Aggrieved by this decision, the Plaintiffs filed an appeal to this court. In their memorandum of appeal, the Plaintiffs raised four grounds of appeal: they faulted the trial magistrate for failing to consider the peculiar circumstances of the case and evidence on record which, if considered would have led the court to reach a different decision. They were aggrieved that the trial magistrate had reached the verdict that they were not keen to prosecute the case. They faulted the trial magistrate for failing to consider that in the circumstances mistake by counsel could not be visited on the plaintiffs. They were finally aggrieved that the ruling by itself was manifestly unfair and unjust in that it locked them out from the seat of justice. The Appellants therefore urge the court to allow their appeal so that they may be able to prosecute their case.
Prior to the hearing of the case, both counsel for the Appellants and the Respondents filed written submission. They also highlighted part of the said submission during the hearing of the appeal. This court has carefully considered the said submission. It has also had the opportunity to peruse the proceedings of the trial court. As the first appellate court, this court is required to re-look at the facts of the case afresh with a view to arrive at its independent determination whether or not to uphold the findings by the trial court. In reaching its decision, the court is required to be cognizant of the fact that it cannot substitute its decision with that of the trial court if the evidence does not support such finding (See SELLE –VS – ASSOCIATED MOTOR BOAT CO. LTD. [1968] EA 123).
In the present appeal, there is really one issue for determination i.e whether the trial court properly exercised its discretion when it disallowed the Appellant’s application for an adjournment on the date that the case was scheduled for hearing. From the court record, it is apparent that the plaintiffs had sought adjournment three times prior to the fateful date. In the course of the same period, the defendants had also sought adjournment three time. Whereas the trial court was within its right to manage the court process by ensuring expeditious disposal of cases, the trial court was under obligation to treat the parties fairly.
In the present appeal, it was evident that the trial court applied one standard for the Appellants while applying a different standard for the Respondents. No wonder the Appellants felt unjustly and unfairly treated. This court agrees with the Appellants that the scales of justice appeared to have been tilted in favour of the Respondents without any justifiable reason. In the Nigerian case of Obajin V Adedeji 2008 3NWLR the court held thus when considering the concept of justice:
“Justice means fair treatment and the justice in each case demands that the competing rights of the parties must be taken into consideration and balanced in such a way that justice is only done but it must be seen to be done.”
In every case, parties must be enabled and accorded every opportunity by the court to present their case before court in a manner that is equal and fair to the parties. This is the concept that is referred to as “Equality of arms”. This court could do not better than cite the case of Kallfrican V Belgium Convention cited in the case of Joseph Njoroge Kimondo & Another Vs (a minor suing through her next friend and father JWM) [2018] eKLR where it was held that:
“Equality of arms i.e the premise that everyone who is a party to proceedings shall have a reasonable opportunity of presenting his case to the court under conditions which do not place him at a substantial disadvantage vis- a -vis his opponent.”

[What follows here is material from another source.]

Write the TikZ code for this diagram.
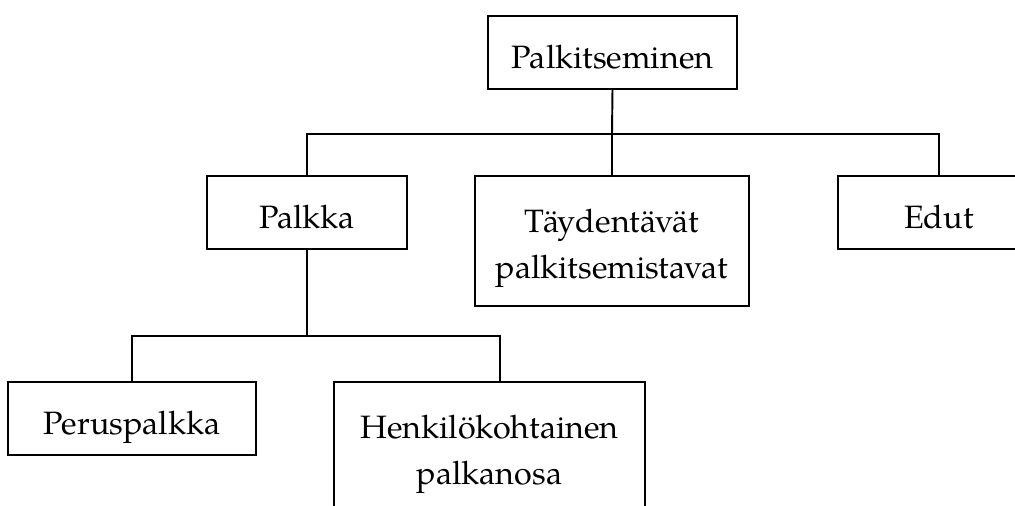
\documentclass[tikz,border=0pt]{standalone}
\usepackage{fontspec}
\setmainfont{TeX Gyre Pagella}
\usetikzlibrary{positioning}

\tikzset{
  box/.style={draw, line width=0.6pt, rectangle, align=center, inner sep=0pt,
    font=\fontsize{18.4}{26}\selectfont},
  onerow/.style={text height=0.62cm, text depth=0cm},
  tworow/.style={text height=1.48cm, text depth=0cm},
  link/.style={line width=1.1pt}
}

\begin{document}
\begin{tikzpicture}[x=0.02cm,y=-0.02cm]
  \useasboundingbox (0,0) rectangle (1015,505);
  % ylin taso
  \node[box, onerow, minimum width=249*0.02cm, minimum height=73*0.02cm] (root) at (612.5,52.5) {Palkitseminen};
  % toinen taso
  \node[box, onerow, minimum width=200*0.02cm, minimum height=73*0.02cm] (palkka) at (307,212.5) {Palkka};
  \node[box, tworow, minimum width=274*0.02cm, minimum height=130*0.02cm] (taydent) at (612,241) {Täydentävät\\palkitsemistavat};
  \node[box, onerow, minimum width=202*0.02cm, minimum height=73*0.02cm] (edut) at (939,212.5) {Edut};
  % kolmas taso
  \node[box, onerow, minimum width=248*0.02cm, minimum height=73*0.02cm] (perus) at (132,418.5) {Peruspalkka};
  \node[box, tworow, minimum width=311*0.02cm, minimum height=130*0.02cm] (henk) at (489.5,447) {Henkilökohtainen\\palkanosa};
  \coordinate (bus1) at (612,134);
  \coordinate (bus2) at (307,336);
  \coordinate (henkin) at (500,382);
  % yhteydet
  \draw[link] (root.south) -- (bus1);
  \draw[link] (palkka.north) -- (palkka.north |- bus1) -- (edut.north |- bus1) -- (edut.north);
  \draw[link] (taydent.north) -- (taydent.north |- bus1);
  \draw[link] (palkka.south) -- (bus2);
  \draw[link] (perus.north) -- (perus.north |- bus2) -- (henkin |- bus2) -- (henkin);
\end{tikzpicture}
\end{document}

In the present appeal, it was clear that the Appellants were treated in a manner that displayed an element of partiality on the part of the trial court. Whereas this court does not condone the practice of parties unnecessarily seeking adjournment of cases especially where the case has been confirmed for hearing after pre-trial conference, nevertheless, this court is of the considered opinion that the trial court did not properly exercise its discretion when it declined the Appellants application for adjournment when under similar circumstances it had granted the Respondents such adjournments.
Enough said. It is clear from the foregoing that the appeal is for allowing. It is hereby allowed as a result of which the decisions of the trial court made on 9th September 2016 and 18th November 2016 are set aside and substituted by order of this court granting leave for the Appellants to proceed with their case from where it had reached prior to the impugned decisions. The Appellants shall have the costs of this appeal. It is so ordered.
DATED AT KITALE THIS 16TH DAY OF MARCH 2022.